There is a difference between understanding zero-shot classification and actually building one that works. This article is about the second thing. It is a step-by-step procedure you can follow start to finish, in order, to produce a classifier that sorts your text into your categories with measurable accuracy. No theory dumps, no detours — just do this, then this, then this.
The procedure assumes you have a classification task in mind: a pile of text and a set of categories you want each item sorted into. Support tickets into types, feedback into themes, documents into topics — the steps are the same regardless. Each step has a concrete action and a way to tell whether you did it right before moving on.
Work through them in sequence. Skipping ahead is the most common reason classifiers come out unreliable, because each step removes a source of error that the next step depends on.
Step 1: Write Down Your Categories
Before touching a model, list the categories on paper. This forces clarity you will otherwise skip.
The Action
Write each category name followed by a one-sentence definition of what belongs in it. Add an "other" category for text that fits nowhere. If you cannot define a category in one clear sentence, it is too fuzzy and needs splitting or merging.
- List every category name
- Write a one-line definition for each
- Add an explicit "other" or "none" category
The Check
Read your definitions and ask whether any two overlap. If "complaint" and "negative feedback" could both apply to the same text, redefine them until they are distinct. Distinct categories are the precondition for everything that follows, as explained in the from-scratch introduction to zero-shot classification.
Step 2: Draft the Prompt
Now turn the categories into an instruction the model can follow.
The Action
Write a prompt with four parts in order: the task ("Classify the following text into exactly one category"), the labeled list with definitions, a placeholder for the input, and a strict output instruction ("Respond with only the category name").
- State the task plainly
- Include the labels with their definitions
- End with a tight output format rule
The Check
Read the prompt as if you were the model. Is it obvious what to do, what the options are, and how to answer? If anything is ambiguous, tighten it now. Ambiguity here becomes errors later.
Step 3: Test on a Handful of Inputs
Do not classify everything yet. Run a small batch first.
The Action
Pick five to ten varied inputs, including at least one you expect to be tricky. Run each through the prompt and look at the answers.
- Choose inputs that span your categories
- Include a deliberately ambiguous case
- Read every output, not just the count
The Check
Did the model return only the label, in the expected format? Did the obvious cases come out right? If the format is off, fix the output instruction. If easy cases are wrong, your definitions need work. This early check catches most problems cheaply, before they scale.

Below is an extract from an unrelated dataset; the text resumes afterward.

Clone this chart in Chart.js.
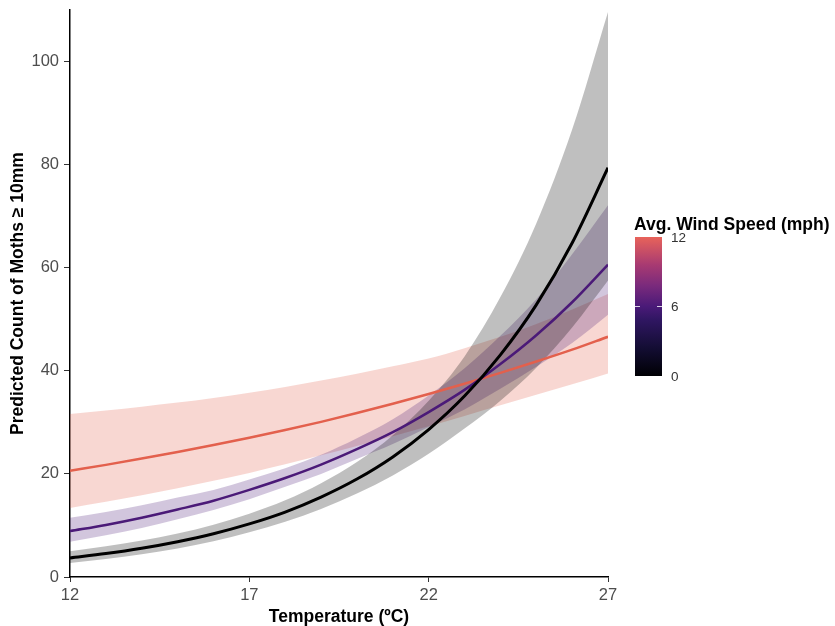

Step 4: Constrain and Clean the Output
Make the output reliably machine-readable so you can use it at scale.
The Action
If you saw any stray explanations or formatting variation, tighten the output rule — specify the exact label spelling and that nothing else should appear. For programmatic use, ask for structured output like a JSON field with the label.
- Pin the exact allowed label values
- Forbid commentary or hedging
- Use structured output for automated pipelines
The Check
Run the small batch again and confirm every output is a clean, parseable label from your list. Unconstrained output is a top failure mode, covered in depth in Eight Quiet Ways Zero-Shot Classifiers Go Wrong.
Step 5: Build a Validation Set
You cannot claim the classifier works until you have measured it. This step creates the measuring stick.
The Action
Hand-label a few hundred representative inputs with the correct category yourself. This is your ground truth. Spread it across all categories so each one is tested.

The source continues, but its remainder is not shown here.